Big Meet 8

18 April 2018, London

‘Cultural placemaking can shape the fortunes of our regions, cities towns and villages. We want more local leaders to grasp the potential of culture to achieve their vision for their community, and to put culture at the forefront of their strategies’.

© The Government Cultural White Paper, 2016

About Big Meet 8: Artists and the Arts in Place-Making

Big Meet 8 shared examples that demonstrate the range of models of practice in the field of Art and Place from across the UK; Investigated artists led approaches to engaging with place through temporary interventions and local authority initiatives to work with communities; developers support for cultural place making; while framing the wider issues of how cultural led placemaking can have a sustainable impact on the development of a place and its communities.

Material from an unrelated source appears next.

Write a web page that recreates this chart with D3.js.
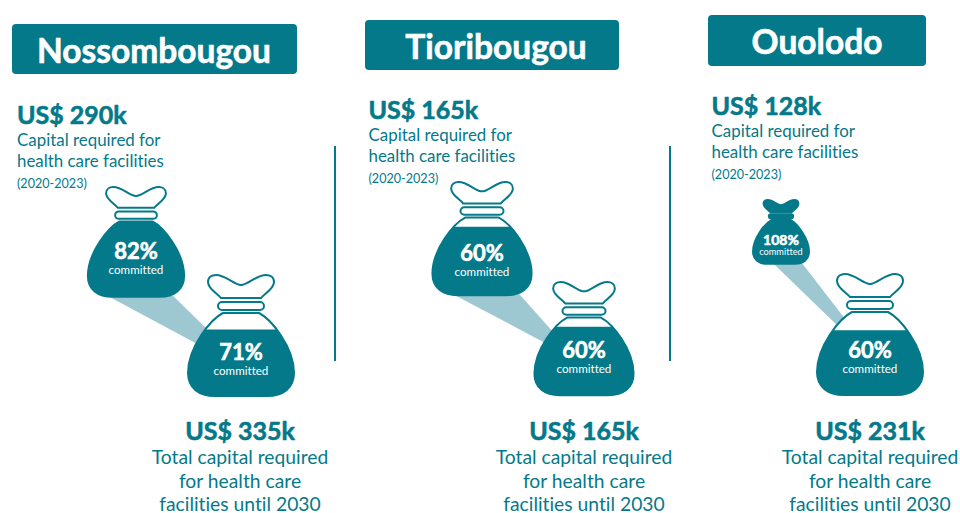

Launch of a Manifesto for the Arts in Place

The Arts & Place Working group has published a Manifesto which has 10 principal aims for the renaissance of the arts in place and creativity. This document is seen as a call for radical change and is  focusing on fostering the creativity in the society.

The Hive by Wolfgang Buttress, 2016, Kew Gardens

Panel Discussions & workshops

The impact of arts on people and place were discussed in a lively panel discussion chaired by James O’Leary and featuring Wolfgang Buttress, Michael Pinsky and Diane Dever. Later on the components that make successful art in place were identified in a collaborative group workshop.

Launch of Place Value Wiki

Art in place forms part of a wider agenda around ensuring quality  placemaking and hence the launch of the Place Alliance’s Place  quality Wiki. The aim of the wiki is to promote the diversity and  richness of quality places and the individual experiences associated  with this.

Featured Talks & Speakers

Place Alliance is thankful to all Big Meet speakers for being so generous with their time.

We really appreciate the involvement and we are grateful for the time and effort speakers took to share their thoughts and experiences with all our Supporters.

We hope that they enjoyed contributing and have gained further insight from the experience.

Dr. Anita McKeown

NAISC Skelling Kerry Diaspora Network Fellow , SMARTlab IDRC University College Dublin


Anita highlighted the importance of having a range of methods to  evaluate projects. Using projects as the research basis, it was found that none had an environmental policy/statement and thus big issues were being ignored. Hence the desire to create a more ethical method for assessment participation: a tool which could be supportive, non-formulaic and adaptive and well as agile enough to allow for  self-organisation within communities (inside-out, not top-down).

McKeown’s emergent model identified 4 building blocks which systematised ecological design, culture, policy and strategic intervention. The model utilised permaculture, i.e. situated practice. The model offered a number of stages which prompted users to engage in multiple narratives and ultimately progressed users towards evaluation (i.e. which direction to follow) and implementation (including project maintenance and exit strategy).

Michael Pinsky



Michael drew attention to ‘The City Speaks’ project in Hull. This was initially comprised of a range of permanent integrated works, as well as a temporary project using speech to text technology. 

The work is still in situ and the text is being collected and used by other artists. Other projects identified included ‘Pollution Pods’.

Adriana Marques

Head of Cultural Strategy for Thamesmead at Peabody


Peabody is one of London’s largest housing associations and has double the amount of green space than any other residential area of London. The size of Thamesmead is planned to double utilising a mix of architectural typology.

Marques started conversations with local residents and organisations to find out what already existed with a view to creating a legacy through  the establishment of partnerships and relationships. Initial work comprised the integration of cultural strategy into an existing delivery  plan (culture now has its own strand and budget within reframed strategy): it is hoped this will facilitate changed perceptions.